Since the pace of digitization will only increase in the face of further technological innovation in payment systems, the question then becomes how to address these drawbacks, and how to preserve the social role of money.

It needs to be recognized that digitization has grown because it makes sense in cost and efficiency terms for the private financial sector to move away from cash. This led to the erosion of the cash infrastructure itself, which in turn incentivizes individuals to shift to digital. Therefore, to preserve cash for those who need it, cash needs to be recognized as a public good akin to a public utility. This requires the commitment of the state.

In parallel, steps must be taken to minimize exclusion. These should include the guarantee of access to payment accounts, and effective help and training to those who need it in order to utilize digital tools. This will involve a cooperative approach between the public sector and the private financial sector, to be led by the state through legislation, regulation and incentivization.

And as central banks develop digital currencies, it is important that we preserve the social legitimacy of money as a symbol of sovereignty that cash has for so long represented. Great care must be taken in designing public digital currencies in order to preserve the particular qualities of cash. A true public option for digital payments may be good in addition to existing solutions.

The design of the “digital euro” is a case in point.

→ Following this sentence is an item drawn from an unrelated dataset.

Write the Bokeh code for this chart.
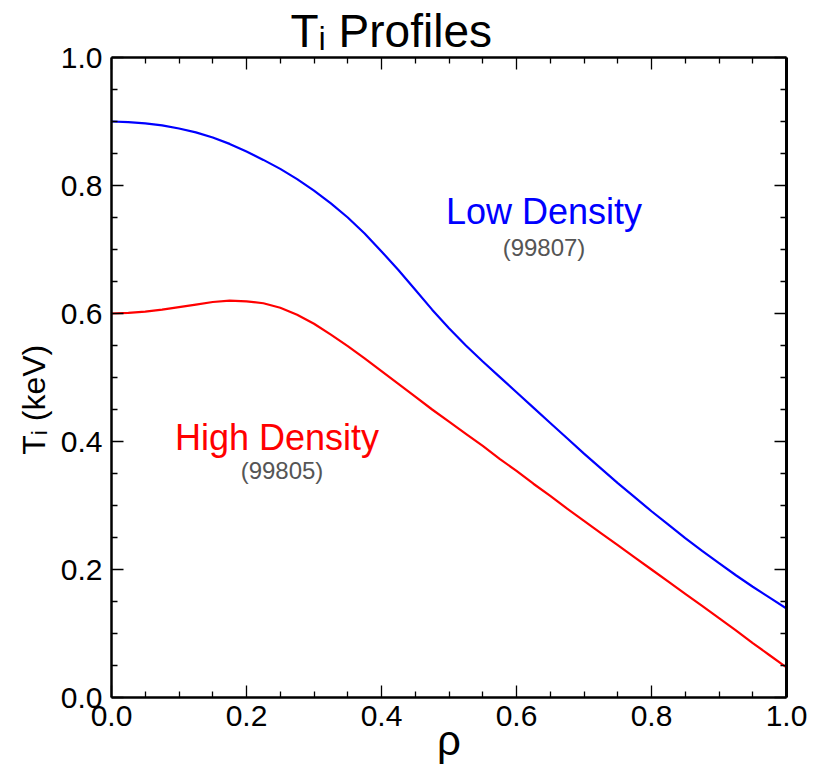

It is intended to complement cash, not replace it, and to widen accessibility, choice, and inclusion. This is perhaps a heartening assertion of the public sector in the digital payments space. But care must be taken in developing user tools and their symbols — here the European Central Bank can take inspiration from China, whose digital yuan (e-CNY) utilizes in its apps the trusted iconography of the yuan bills.

Reasserting the social role of money

It is important not to lose sight of the positives of digitization. In the Global South, it has been a boon for financial inclusion as with the likes of M-Pesa, a mobile phone money transfer service originally launched in Kenya and now expanded around the continent. Yet its success has not necessarily translated in increased resilience for individuals: better connected to finance, they are also more exposed to shocks, indebtedness, fraud, or online gambling. As innovation is strongly associated with an ideal of progress, it takes some effort to confront its potential detriments.

With a future including cryptocurrencies, machine-to-machine payments, central bank digital currencies, and more, money is only set to become ever-more digitized. A time of shock is a good time to collectively consider what we want money to be and what its qualities should be, as change is forced and accelerated. For the sake of societal resilience, the social aspects of money must be given equal weight alongside the economic and efficiency gains of digitalization.